My blog was started last year when a buddy of mine predicted I'd never finish my book. Maybe he's right, but sitting on my mound of interviews wasn't fair, either.

Here's the story - about ten years ago, I happened to get a gig interviewing a WW2 pilot named Bud Anderson - super guy; the kind that warrants the title, "Hero."

From him went to...well...I'm near 60 interviews now. These guys became the grandfathers I never had and I write from that perspective. Barnes Noble does not need another "there I was at 30,000 feet, surrounded by..." book.

Most of the planes I do are of pilots that I've interviewed. The Preddy Brothers and Milton Tootle aside.

Right now, I've got two A-36 Apache's in progress...an F-94...and possibly, a B-25H...and another P-38.

Ok - that being stated, I joined this board because I am trolling for reference materials on the A-36s, specifically the 311th FG.


----------



## Wily (May 26, 2009)

FLYBOYJ said:


> Hi wily.
> 
> Hey, what does <S> stand for? We used to have a member who signed off as =S=. Are you the same person? He lived in Oklahoma, your IP is from S. Dakota. Any relationship there?



Uh-oh. I'm busted.

<S> is an in-game sign from the game, "Warbirds" - an online air-combat simulator.

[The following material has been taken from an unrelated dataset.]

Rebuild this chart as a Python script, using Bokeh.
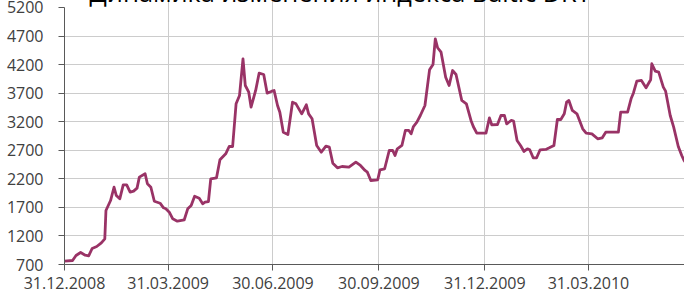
from bokeh.plotting import figure
from bokeh.models import FixedTicker, Range1d, Label
from bokeh.embed import file_html
from bokeh.resources import INLINE

# Days since 31.12.2008 and Baltic Dry Index values
days = [0, 7, 10, 14, 18, 21, 24, 28, 32, 35, 36, 40, 43, 45, 48, 51, 54, 57, 60, 63,
        65, 70, 72, 75, 78, 83, 86, 88, 91, 94, 98, 104, 107, 110, 113, 117, 120, 122, 125, 127,
        132, 135, 140, 143, 146, 149, 152, 155, 157, 160, 162, 166, 169, 173, 176, 180, 182, 185, 187, 190,
        194, 198, 201, 206, 210, 212, 215, 219, 223, 227, 230, 233, 237, 241, 247, 253, 257, 261, 263, 266,
        272, 274, 278, 282, 285, 287, 289, 293, 296, 299, 301, 303, 306, 309, 313, 317, 320, 322, 324, 327,
        331, 334, 337, 340, 345, 349, 353, 355, 358, 366, 369, 371, 376, 379, 382, 384, 388, 390, 393, 396,
        399, 402, 404, 407, 410, 413, 418, 421, 425, 428, 431, 434, 436, 438, 441, 445, 450, 453, 458, 463,
        467, 470, 481, 483, 489, 492, 494, 497, 501, 505, 509, 510, 513, 516, 520, 522, 526, 529, 533, 536,
        538, 541]
bdi = [760, 770, 857, 910, 863, 852, 980, 1015, 1080, 1150, 1645, 1820, 2053, 1908, 1850, 2095, 2095, 1966, 1985, 2037,
       2230, 2290, 2113, 2053, 1808, 1773, 1693, 1676, 1616, 1500, 1458, 1483, 1675, 1733, 1896, 1860, 1763, 1791, 1803, 2200,
       2218, 2533, 2638, 2766, 2766, 3514, 3660, 4302, 3834, 3717, 3455, 3747, 4050, 4027, 3700, 3735, 3747, 3484, 3367, 3017,
       2976, 3542, 3513, 3338, 3496, 3338, 3251, 2784, 2666, 2771, 2754, 2474, 2393, 2416, 2404, 2491, 2434, 2346, 2316, 2171,
       2183, 2358, 2376, 2696, 2696, 2609, 2726, 2784, 3047, 3047, 2988, 3116, 3192, 3309, 3484, 4108, 4201, 4650, 4495, 4418,
       3980, 3834, 4097, 4027, 3572, 3513, 3222, 3116, 2999, 2999, 3268, 3146, 3151, 3309, 3309, 3163, 3222, 3210, 2871, 2784,
       2679, 2726, 2708, 2568, 2568, 2708, 2714, 2743, 2784, 3239, 3239, 3338, 3542, 3572, 3397, 3338, 3076, 2999, 2988, 2901,
       2918, 3017, 3017, 3367, 3367, 3601, 3700, 3910, 3922, 3794, 3934, 4215, 4085, 4068, 3805, 3735, 3309, 3105, 2766, 2609,
       2521, 2440]

tick_days = [0, 90, 181, 273, 365, 455]
tick_labels = ["31.12.2008", "31.03.2009", "30.06.2009", "30.09.2009", "31.12.2009", "31.03.2010"]
y_ticks = [700, 1200, 1700, 2200, 2700, 3200, 3700, 4200, 4700, 5200]
title_text = "Динамика изменения индекса Baltic DRY"

FONT = "Open Sans"
TXT = "#404040"

p = figure(width=684, height=324, output_backend="svg", toolbar_location=None,
           x_range=Range1d(0, 538.4), y_range=Range1d(700, 5375),
           min_border_left=64, min_border_right=0, min_border_top=19, min_border_bottom=38,
           styles={"margin-top": "-22px"})
p.outline_line_color = None
p.background_fill_color = "white"
p.border_fill_color = "white"

p.line(days, bdi, line_color="#993366", line_width=2.8, line_join="round")

# axes
p.xaxis.ticker = FixedTicker(ticks=tick_days)
p.xaxis.major_label_overrides = {d: l for d, l in zip(tick_days, tick_labels)}
p.yaxis.ticker = FixedTicker(ticks=y_ticks)
p.yaxis.bounds = (700, 5200)
for ax in (p.xaxis[0], p.yaxis[0]):
    ax.axis_line_color = "#595959"
    ax.axis_line_width = 1
    ax.major_tick_line_color = "#595959"
    ax.major_tick_in = 0
    ax.major_tick_out = 6
    ax.minor_tick_line_color = None
    ax.major_label_text_font = FONT
    ax.major_label_text_font_size = "16px"
    ax.major_label_text_color = TXT
p.xaxis.major_label_standoff = 6
p.yaxis.major_label_standoff = 15

p.xgrid.ticker = FixedTicker(ticks=tick_days[1:])
p.xgrid.grid_line_color = "#cccccc"
p.xgrid.grid_line_width = 1
p.ygrid.ticker = FixedTicker(ticks=y_ticks[1:-1])
p.ygrid.grid_line_color = "#cccccc"
p.ygrid.grid_line_width = 1

p.add_layout(Label(x=21.7, y=5183, y_offset=16, text=title_text, text_font=FONT,
                   text_font_size="25.3px", text_color="#000000",
                   text_baseline="alphabetic", text_align="left"))

open("out.html", "w").write(file_html(p, INLINE))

If you've ever flown Warbirds - especially from Beta until 2004, I was Wily or *wily*.

<S> means SALUTE

It's dorky...and automatic.

<S>

As for the other guy? Not me.


----------



## FLYBOYJ (May 26, 2009)

Wily said:


> Uh-oh. I'm busted.
> 
> <S> is an in-game sign from the game, "Warbirds" - an online air-combat simulator.
> 
> ...



No worries - welcome to the forum.....


----------



## Thorlifter (May 26, 2009)

Hey, if the worst thing you do here is a <s>, then you will do fine with the collection of mutts we have here. Just watch out for Lucky as he is late on his rabies shot.

Welcome to the forum.


----------



## Gnomey (May 27, 2009)

Welcome.


----------



## wheelsup_cavu (May 27, 2009)

Welcome to the forum.


Wheelsup


----------



## v2 (May 27, 2009)

Welcome!


----------